Writer: Kevin Robinson-Avila
ALBUQUERQUE - Hundreds of hungry goats will demonstrate how they chomp, stomp and bust up salt cedar during an open field day on Saturday, Oct. 30 in the bosque in Albuquerque.
The goats have been dining along the Rio Grande since Sept. 16 as part of a pilot project to measure how effective they are in controlling salt cedar, a water guzzling invasive species that has infested watersheds throughout New Mexico and the Southwest.
"Anybody interested in seeing the goats in action and learning more about efforts to control salt cedar and other invasive species is welcome to attend the field day," said Manny Encinias, a livestock specialist with New Mexico State University's Cooperative Extension Service. "It's also an opportunity for goat producers to learn how to use their herds for vegetation management and how to win brush clearing contracts."
Extension is a partner with the Middle Rio Grande Conservancy District on the three-year bosque project, which was financed this first year with part of a $100,000 grant from the state legislature.
Salt cedar control methods at other watersheds in New Mexico have included chemical, mechanical and biological tools. However, using goats is fairly new, said Sterling Grogan, conservancy district biologist.

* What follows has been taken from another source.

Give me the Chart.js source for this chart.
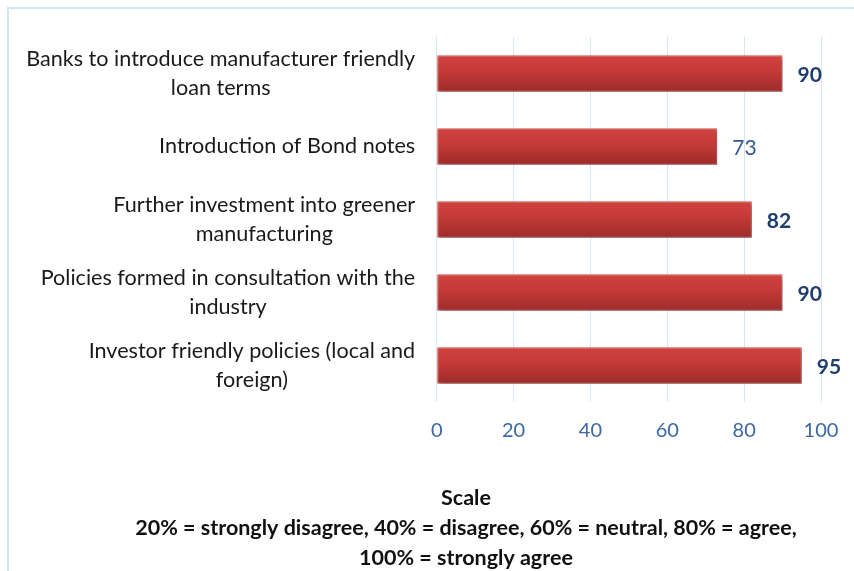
<!DOCTYPE html>
<html><head><meta charset="utf-8">
<script src="https://cdn.jsdelivr.net/npm/chart.js@4.4.1/dist/chart.umd.min.js"></script>
<style>
html,body{margin:0;padding:0;overflow:hidden;background:#fff;width:854px;height:571px;}
#frame{position:absolute;left:7px;top:7px;width:914px;height:600px;border:2px solid #d5e2f3;}
#wrap{position:absolute;left:0;top:0;width:914px;height:564px;}
</style></head><body>
<div id="frame"><div id="wrap"><canvas id="c"></canvas></div></div>
<script>
const categories = [
  ['Banks to introduce manufacturer friendly', 'loan terms'],
  ['Introduction of Bond notes'],
  ['Further investment into greener', 'manufacturing'],
  ['Policies formed in consultation with the', 'industry'],
  ['Investor friendly policies (local and', 'foreign)']
];
const values = [90, 73, 82, 90, 95];
const xTicks = [0, 20, 40, 60, 80, 100];
const scaleNote = ['Scale', '20% = strongly disagree, 40% = disagree, 60% = neutral, 80% = agree,', '100% = strongly agree'];

// styling (not data)
const valueBold = [true, false, true, true, true];
const FONT = 'Lato, "Open Sans", sans-serif';

const shadowPlugin = {
  id: 'barShadow',
  beforeDatasetsDraw(chart) {
    const c = chart.ctx; c.save();
    c.shadowColor = 'rgba(0,0,0,0.35)'; c.shadowBlur = 4; c.shadowOffsetX = 2; c.shadowOffsetY = 3;
  },
  afterDatasetsDraw(chart) { chart.ctx.restore(); }
};

const labelPlugin = {
  id: 'labels',
  afterDatasetsDraw(chart) {
    const c = chart.ctx;
    const meta = chart.getDatasetMeta(0);
    c.save();
    c.textBaseline = 'middle';
    c.textAlign = 'left';
    meta.data.forEach((bar, i) => {
      c.font = (valueBold[i] ? 'bold ' : '') + '21px ' + FONT;
      c.fillStyle = valueBold[i] ? '#1f3e6e' : '#2f5891';
      c.fillText(String(values[i]), bar.x + 15, bar.y + 2);
    });
    // category labels: right-aligned block, centered lines
    const ys = chart.scales.y;
    const right = chart.chartArea.left - 21.5;
    const lh = 28.7;
    c.font = '21.6px ' + FONT;
    c.fillStyle = '#1a1a1a';
    c.textAlign = 'center';
    categories.forEach((lines, i) => {
      const yc = ys.getPixelForTick(i);
      const w = Math.max(...lines.map(l => c.measureText(l).width));
      const cx = right - w / 2;
      const y0 = yc - (lines.length - 1) * lh / 2;
      lines.forEach((l, k) => c.fillText(l, cx, y0 + k * lh));
    });
    c.restore();
  }
};

new Chart(document.getElementById('c'), {
  type: 'bar',
  data: {
    labels: categories,
    datasets: [{
      data: values,
      barPercentage: 0.5,
      categoryPercentage: 1,
      borderWidth: 1,
      borderColor: '#d4514b',
      borderSkipped: false,
      backgroundColor: (ctx) => {
        const ch = ctx.chart;
        const ys = ch.scales && ch.scales.y;
        if (!ch.chartArea || !ys) return '#bb3533';
        const yc = ys.getPixelForValue(ctx.dataIndex);
        const h = (ys.bottom - ys.top) / categories.length * 0.5;
        const g = ch.ctx.createLinearGradient(0, yc - h / 2, 0, yc + h / 2);
        g.addColorStop(0, '#d2423f');
        g.addColorStop(0.45, '#c23a37');
        g.addColorStop(1, '#9e2b2a');
        return g;
      }
    }]
  },
  plugins: [shadowPlugin, labelPlugin],
  options: {
    indexAxis: 'y',
    responsive: true,
    maintainAspectRatio: false,
    animation: false,
    layout: { padding: { top: 28, right: 0, left: 0, bottom: 0 } },
    plugins: {
      legend: { display: false },
      tooltip: { enabled: false },
      title: {
        display: true,
        position: 'bottom',
        text: scaleNote,
        color: '#111',
        font: { family: FONT, size: 21.5, weight: 'bold', lineHeight: 30 / 21.5 },
        padding: { top: 0, bottom: 0 }
      }
    },
    scales: {
      x: {
        min: 0, max: 100,
        afterBuildTicks: (s) => { s.ticks = xTicks.map(v => ({ value: v })); },
        grid: { color: '#d9e4f2', lineWidth: 1, drawTicks: false },
        border: { display: false },
        ticks: { color: '#3c68a3', font: { family: FONT, size: 20 }, padding: 17 },
        afterFit: (s) => { s.height = 81; }
      },
      y: {
        grid: { display: false },
        border: { display: false },
        ticks: { display: false },
        afterFit: (s) => { s.width = 427.7; }
      },
      yRight: {
        type: 'category',
        position: 'right',
        grid: { display: false },
        border: { display: false },
        ticks: { display: false },
        afterFit: (s) => { s.width = 102; }
      }
    }
  }
});
</script>
</body></html>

"It's worked well in other states as a practical, environmentally friendly and cost-effective tool to control invasive species, so we're trying it in the bosque," Grogan said. "By cutting down invasive species, we can increase water flow in the river and reduce fuel for fires."
As interest grows in using goats, it creates a new niche business for goat herders, Encinias said. Extension will teach interested goat producers about proper herd management along watersheds during the field day.
The morning sessions will educate the public about invasive species and control methods, and the afternoon sessions will be geared to goat producers, but the public is welcome to attend all the presentations, Encinias said.
In the morning, Grogan and Subhas Shah, conservancy district chief engineer, will discuss the goals of the bosque project and results so far.
Extension weed specialist Mark Renz will talk about invasive and noxious weeds in New Mexico and control methods.
Goat herders Sara Harris and Phyllis Meyers, who were contracted to manage the goats on the bosque, will talk about their efforts since September. Harris will also discuss a separate goat project in San Acacia.
Kelly Boney, a goat producer from San Jon, will discuss another brush clearing project along Ute Creek in Harding County, where she herds about 1,000 goats.
Conservation and noxious weed specialists working along the Canadian River, the lower Rio Grande and the Pecos River in Carlsbad will discuss control of invasive species in those areas.
After lunch, Extension specialists and goat herders will teach producers how to prepare proposals to bid on contracts. They will also discuss weed identification and management and talk about challenges faced by herders when managing contracts.
At 4 p.m., participants will tour the bosque areas the goats have cleared.
The field day runs from 9 a.m. to 5 p.m. Registration is at 8:30 a.m.
The event will take place at La Orilla Road in the bosque. To get there, drive about four miles north of I-40 on Coors Blvd., turn east at the traffic light at La Orilla Road, go a quarter of a mile and park next to the bosque. A minivan will shuttle participants to the site, or walk north on the levee about half a mile until seeing the goats.